A group of alcoholics sitting around at a bar talking about spiders.
Suddenly the hospital is quiet.
Suddenly the hospital is quiet.
The silence surrounds a particular shape.
I know this shape every time it comes around.
I don’t know what it’s trying to tell me
Or why I feel the need to listen to it.
But I know when it’s there, no two ways about it.
It’s the backside of Forest Lawn cemetery.
It’s a dusty Japanese restaurant.
It’s a child actor overheating on set
with the smell of pine needles in the summer.
It’s the term “flying carpet”
It’s the two-bedroom,
cobwebbed and cigarettey in the daylight
where he lives with his two boys.
The real ivory tower.
NEW YORK, NY - Shoot the Lobster is pleased to present Phil Davis: The Beach Boys, the artist’s first solo show in New York on view from January 18 to February 24, 2024.
Davis is interested in theater – both in the literal sense, and in daily life.
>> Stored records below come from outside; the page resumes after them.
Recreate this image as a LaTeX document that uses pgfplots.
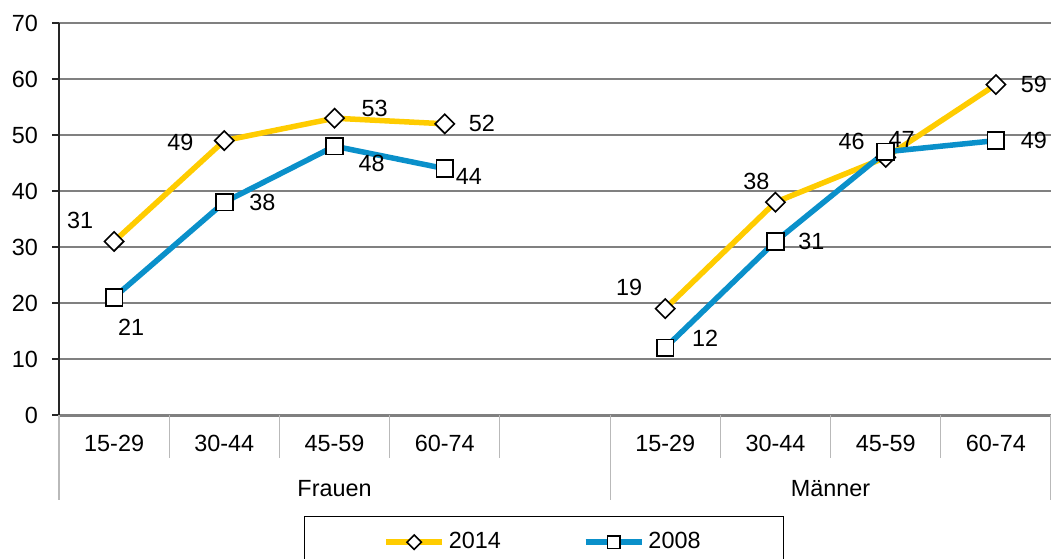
\documentclass[border=0pt]{standalone}
\usepackage{fontspec}
\setmainfont{Liberation Sans}
\usepackage{pgfplots}
\pgfplotsset{compat=1.18}
\usepackage{pgfplotstable}
\usetikzlibrary{calc}
\definecolor{cyel}{HTML}{FFCC00}
\definecolor{cblu}{HTML}{0A90CA}
\definecolor{cgrid}{HTML}{808080}
\pgfdeclareplotmark{mydiamond}{%
  \pgfpathmoveto{\pgfqpoint{0pt}{\pgfplotmarksize}}%
  \pgfpathlineto{\pgfqpoint{\pgfplotmarksize}{0pt}}%
  \pgfpathlineto{\pgfqpoint{0pt}{-\pgfplotmarksize}}%
  \pgfpathlineto{\pgfqpoint{-\pgfplotmarksize}{0pt}}%
  \pgfpathclose\pgfusepathqfillstroke}

\pgfplotstableread{
x y dx dy
0 31 -17 10.5
1 49 -22 -1
2 53 20 5
3 52 18.5 0
4 nan 0 0
5 19 -18 10.5
6 38 -9.5 10.5
7 46 -17 8
8 59 19 0
}\tA
\pgfplotstableread{
x y dx dy
0 21 8.5 -15
1 38 19 0
2 48 18.5 -8.5
3 44 12 -4
4 nan 0 0
5 12 20 4.5
6 31 18 0
7 47 8 6
8 49 19 0
}\tB

\begin{document}
\begin{tikzpicture}[font=\fontsize{11.7}{13.5}\selectfont]
\begin{axis}[
  name=ax,
  scale only axis, width=496pt, height=196pt,
  xmin=-0.5, xmax=8.5, ymin=0, ymax=70,
  ytick={0,10,...,70},
  xtick={0,1,2,3,5,6,7,8},
  xticklabels={15-29,30-44,45-59,60-74,15-29,30-44,45-59,60-74},
  x tick label style={anchor=center, yshift=-10.5pt},
  y tick label style={xshift=-3.5pt},
  major x tick style={draw=none},
  ymajorgrids, grid style={draw=cgrid, line width=0.6pt},
  axis x line*=bottom, axis y line*=left,
  x axis line style={draw=gray, line width=1.5pt, -},
  y axis line style={draw=black!85, line width=1pt, -},
  ytick style={draw=black!85, line width=0.6pt},
  tick align=outside, major tick length=3.5pt,
  clip=false,
  unbounded coords=jump,
  /pgf/number format/assume math mode=true,
  nodes near coords,
  visualization depends on={\thisrow{dx}\as\dx},
  visualization depends on={\thisrow{dy}\as\dy},
  every node near coord/.append style={anchor=center, xshift=\dx pt, yshift=\dy pt, text=black},
  legend style={at={(0.4889,0)}, anchor=north, yshift=-50.5pt, draw=black, line width=0.5pt,
    inner xsep=39.5pt, inner ysep=6pt, legend columns=2,
    /tikz/every even column/.append style={column sep=39pt}},
  legend image code/.code={\draw[mark repeat=2,mark phase=2,every mark/.append style={scale=0.75}] plot coordinates {(0pt,0pt)(14pt,0pt)(28pt,0pt)};},
]
\addplot[cyel, line width=2.75pt, mark=mydiamond, mark size=4.8pt,
  mark options={fill=white, draw=black, line width=0.8pt}] table[x=x,y=y] {\tA};
\addlegendentry{2014}
\addplot[cblu, line width=2.75pt, mark=square*, mark size=4.2pt,
  mark options={fill=white, draw=black, line width=0.8pt}] table[x=x,y=y] {\tB};
\addlegendentry{2008}
\pgfplotsinvokeforeach{0.5,1.5,2.5,3.5,5.5,6.5,7.5}{
  \draw[gray!55, line width=0.6pt] (axis cs:#1,0) -- ++(0pt,-21.5pt);
}
\pgfplotsinvokeforeach{-0.5,4.5,8.5}{
  \draw[gray!55, line width=0.6pt] (axis cs:#1,0) -- ++(0pt,-42.5pt);
}
\node[anchor=center, text=black] at ([yshift=-37pt]axis cs:2,0) {Frauen};
\node[anchor=center, text=black] at ([yshift=-37pt]axis cs:6.5,0) {Männer};
\coordinate (BL) at (rel axis cs:0,0);
\coordinate (TR) at (rel axis cs:1,1);
\end{axis}
\pgfresetboundingbox
\path[use as bounding box] ([shift={(-29.5pt,-71.5pt)}]BL) rectangle ([shift={(0pt,11.5pt)}]TR);
\end{tikzpicture}
\end{document}
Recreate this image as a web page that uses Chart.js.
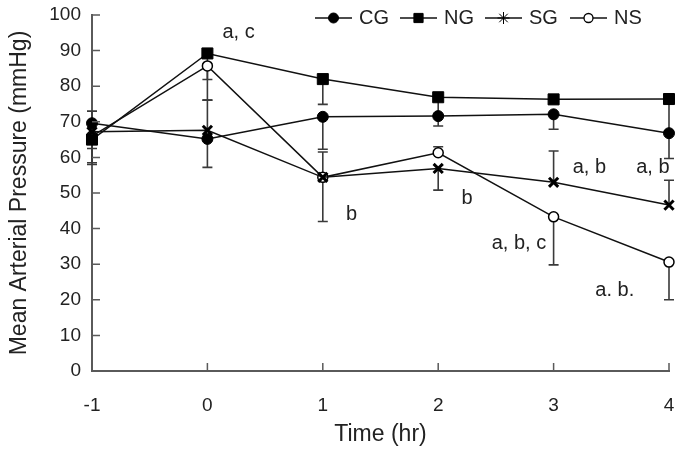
<!DOCTYPE html>
<html lang="en">
<head>
    <meta charset="UTF-8">
    <title>Mean Arterial Pressure</title>
    <style>
        body {
            margin: 0;
            padding: 0;
            background-color: white;
        }

        #wrap {
            width: 682px;
            height: 449px;
            position: relative;
        }
    </style>
</head>
<body>
    <div id="wrap">
        <canvas id="myChart" width="682" height="449"></canvas>
    </div>

    <script src="https://cdn.jsdelivr.net/npm/chart.js"></script>
    <script>
        // time points (hr)
        const times = [-1, 0, 1, 2, 3, 4];
        const xTicks = [-1, 0, 1, 2, 3, 4];
        const yTicks = [0, 10, 20, 30, 40, 50, 60, 70, 80, 90, 100];

        // mean arterial pressure (mmHg)
        const cgValues = [69.6, 65.2, 71.4, 71.6, 72.1, 66.8];
        const ngValues = [65.0, 89.2, 82.0, 76.9, 76.3, 76.4];
        const sgValues = [67.2, 67.6, 54.4, 56.9, 53.0, 46.6];
        const nsValues = [66.0, 85.7, 54.4, 61.3, 43.3, 30.6];

        // one-sided error bars: positive goes up, negative goes down
        const cgErr = [3.4, -8.0, -9.1, -2.8, -4.2, -7.1];
        const ngErr = [-6.5, -7.3, -7.1, -5.0, 0, -9.0];
        const sgErr = [-4.7, 8.5, 7.1, -6.1, 8.8, 7.0];
        const nsErr = [-8.0, -9.6, -12.4, 1.7, -13.5, -10.6];

        // significance marks
        const markText = ['a, c', 'b', 'b', 'a, b', 'a, b', 'a, b, c', 'a. b.'];
        const markX = [0.27, 1.25, 2.25, 3.31, 3.86, 2.7, 3.53];
        const markY = [95.2, 44.0, 48.4, 57.2, 57.2, 35.8, 22.6];

        const FONT = "'Liberation Sans', Arial, sans-serif";

        function toPoints(vals) {
            return times.map((t, i) => ({ x: t, y: vals[i] }));
        }

        const seriesDefs = [
            { label: 'CG', values: cgValues, err: cgErr, style: 'circle', radius: 5.5, fill: '#000', bw: 1 },
            { label: 'NG', values: ngValues, err: ngErr, style: 'rect', radius: 7.8, fill: '#000', bw: 1 },
            { label: 'SG', values: sgValues, err: sgErr, style: 'crossRot', radius: 6.5, fill: '#000', bw: 3 },
            { label: 'NS', values: nsValues, err: nsErr, style: 'circle', radius: 5, fill: '#fff', bw: 1.5 }
        ];

        const datasets = seriesDefs.map(s => ({
            label: s.label,
            data: toPoints(s.values),
            borderColor: '#111',
            borderWidth: 1.5,
            pointStyle: s.style,
            pointRadius: s.radius,
            pointBackgroundColor: s.fill,
            pointBorderColor: '#000',
            pointBorderWidth: s.bw,
            clip: false,
            tension: 0
        }));

        // error bars, drawn under the markers
        const errorBars = {
            id: 'errorBars',
            beforeDatasetsDraw(chart) {
                const { ctx, scales: { x, y } } = chart;
                ctx.save();
                ctx.strokeStyle = '#3a3a3a';
                ctx.lineWidth = 1.6;
                seriesDefs.forEach(s => {
                    s.values.forEach((v, i) => {
                        if (!s.err[i]) return;
                        const px = x.getPixelForValue(times[i]);
                        const py0 = y.getPixelForValue(v);
                        const py1 = y.getPixelForValue(v + s.err[i]);
                        ctx.beginPath();
                        ctx.moveTo(px, py0);
                        ctx.lineTo(px, py1);
                        ctx.moveTo(px - 5, py1);
                        ctx.lineTo(px + 5, py1);
                        ctx.stroke();
                    });
                });
                ctx.restore();
            }
        };

        // inward tick marks
        const innerTicks = {
            id: 'innerTicks',
            afterDraw(chart) {
                const { ctx, chartArea, scales: { x, y } } = chart;
                ctx.save();
                ctx.strokeStyle = '#5a5a5a';
                ctx.lineWidth = 1.5;
                ctx.beginPath();
                yTicks.forEach(v => {
                    const py = y.getPixelForValue(v);
                    ctx.moveTo(chartArea.left, py);
                    ctx.lineTo(chartArea.left + 8, py);
                });
                xTicks.forEach(v => {
                    const px = x.getPixelForValue(v);
                    ctx.moveTo(px, chartArea.bottom);
                    ctx.lineTo(px, chartArea.bottom - 8);
                });
                ctx.stroke();
                ctx.restore();
            }
        };

        // significance letters
        const marks = {
            id: 'marks',
            afterDraw(chart) {
                const { ctx, scales: { x, y } } = chart;
                ctx.save();
                ctx.fillStyle = '#222';
                ctx.font = '20px ' + FONT;
                ctx.textAlign = 'center';
                ctx.textBaseline = 'middle';
                markText.forEach((t, i) => {
                    ctx.fillText(t, x.getPixelForValue(markX[i]), y.getPixelForValue(markY[i]));
                });
                ctx.restore();
            }
        };

        // legend with a line through each marker
        const lineLegend = {
            id: 'lineLegend',
            afterDraw(chart) {
                const ctx = chart.ctx;
                const items = [
                    { x0: 315, style: 'circle', r: 5, fill: '#000', bw: 1 },
                    { x0: 400, style: 'rect', r: 6.5, fill: '#000', bw: 1 },
                    { x0: 485, style: 'star', r: 6, fill: '#000', bw: 1 },
                    { x0: 570, style: 'circle', r: 4.5, fill: '#fff', bw: 1.3 }
                ];
                const yMid = 18;
                ctx.save();
                items.forEach((it, i) => {
                    ctx.strokeStyle = '#111';
                    ctx.lineWidth = 1.5;
                    ctx.beginPath();
                    ctx.moveTo(it.x0, yMid);
                    ctx.lineTo(it.x0 + 37, yMid);
                    ctx.stroke();
                    ctx.fillStyle = it.fill;
                    ctx.strokeStyle = '#000';
                    ctx.lineWidth = it.bw;
                    Chart.helpers.drawPoint(ctx, { pointStyle: it.style, radius: it.r, borderWidth: it.bw }, it.x0 + 18.5, yMid);
                    ctx.fillStyle = '#222';
                    ctx.font = '20px ' + FONT;
                    ctx.textAlign = 'left';
                    ctx.textBaseline = 'middle';
                    ctx.fillText(seriesDefs[i].label, it.x0 + 44, yMid);
                });
                ctx.restore();
            }
        };

        const ctx = document.getElementById('myChart').getContext('2d');

        const options = {
            responsive: false,
            animation: false,
            layout: {
                padding: { top: 15, right: 13, left: 0, bottom: 0 }
            },
            plugins: {
                legend: { display: false },
                tooltip: { enabled: false }
            },
            scales: {
                x: {
                    type: 'linear',
                    min: -1,
                    max: 4,
                    afterFit: s => {
                        s.height = 78;
                        s.paddingLeft = 0;
                        s.paddingRight = 0;
                    },
                    afterBuildTicks: s => { s.ticks = xTicks.map(v => ({ value: v })); },
                    grid: { display: false, drawTicks: false },
                    border: { display: true, color: '#5a5a5a', width: 2 },
                    ticks: {
                        color: '#222',
                        padding: 23,
                        font: { family: FONT, size: 19 }
                    },
                    title: {
                        display: true,
                        text: 'Time (hr)',
                        color: '#222',
                        padding: { top: 0, bottom: 1 },
                        font: { family: FONT, size: 23 }
                    }
                },
                y: {
                    type: 'linear',
                    min: 0,
                    max: 100,
                    afterFit: s => {
                        s.width = 92;
                        s.paddingTop = 0;
                        s.paddingBottom = 0;
                    },
                    afterBuildTicks: s => { s.ticks = yTicks.map(v => ({ value: v })); },
                    grid: { display: false, drawTicks: false },
                    border: { display: true, color: '#5a5a5a', width: 2 },
                    ticks: {
                        color: '#222',
                        padding: 11,
                        font: { family: FONT, size: 19 }
                    },
                    title: {
                        display: true,
                        text: 'Mean Arterial Pressure (mmHg)',
                        color: '#222',
                        padding: { top: 6, bottom: 0 },
                        font: { family: FONT, size: 23 }
                    }
                }
            }
        };

        let chart = new Chart(ctx, {
            type: 'line',
            data: { datasets: datasets },
            options: options,
            plugins: [errorBars, innerTicks, marks, lineLegend]
        });
    </script>
</body>
</html>
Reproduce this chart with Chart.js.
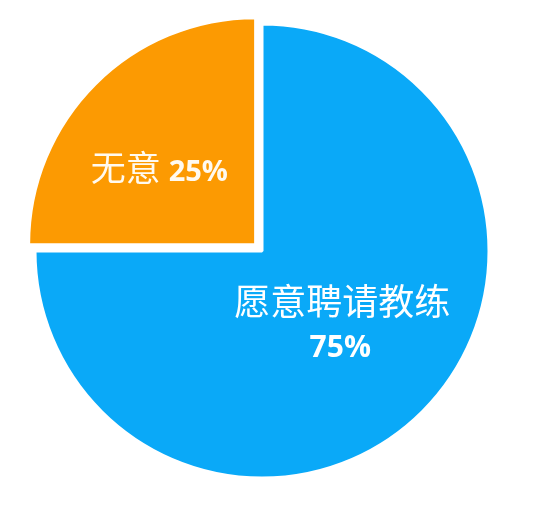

In performance and in painting, he seeks the lowest common denominator of representation: the critical accumulation of gesture and line necessary to convey the complexities of an identity.
Source material for Davis has ranged from Halloween costume catalogs, teen horror films, children’s books about the Medieval era, to love songs. His works emerge in the space between the signified and the signifier - the inevitable disconnect between the archetype being represented and limits of the medium used to represent it. In costumes, complex histories and identities are reduced to cheap simulacra: a plastic centurion helmet and sword for the Roman Soldier, fitted polyester scrubs and a nonfunctional stethoscope for the Nurse, oversized, lens-less glasses and suspenders for the Nerd. Like these costumes, Davis’s paintings exist in a reality that is implied rather than experienced.
In this latest body of work, Davis starts with the cover art for the Beach Boys album Pet Sounds as the original reference image: the five members of the group captured in a semi-candid moment, stiffly feeding goats in a petting zoo. The image became “burned into my skull,” explains Davis. “The experience of recalling the image is reflected in the way the painting is made; it is emblematic of chasing an image or memory instead of fully realizing it. This sensation is also a symptom of the same economy - If the paintings were ‘fully’ rendered they would just be pictures, not paintings.”
Phil Davis (b. 1988, Pasadena, CA) received a B.A. from the University of California, Los Angeles, in 2012. His recent exhibitions include Love Songs at Phil Gallery, LA (solo); MTV2 at Night Gallery, LA (solo); Pipe Dream at Rachel Uffner, NY (group); and Gauzy at In Lieu (group), LA, among others. In 2015, he ran Blood Gallery in Brooklyn, NY with Philippe de Sablet and Lydia Glenn-Murray, and most recently organized an exhibition along the Lower Arroyo Seco trail in Pasadena, CA in February, 2023, covered by ARTFORUM. He has an upcoming solo show at Fernberger, Los Angeles in 2024.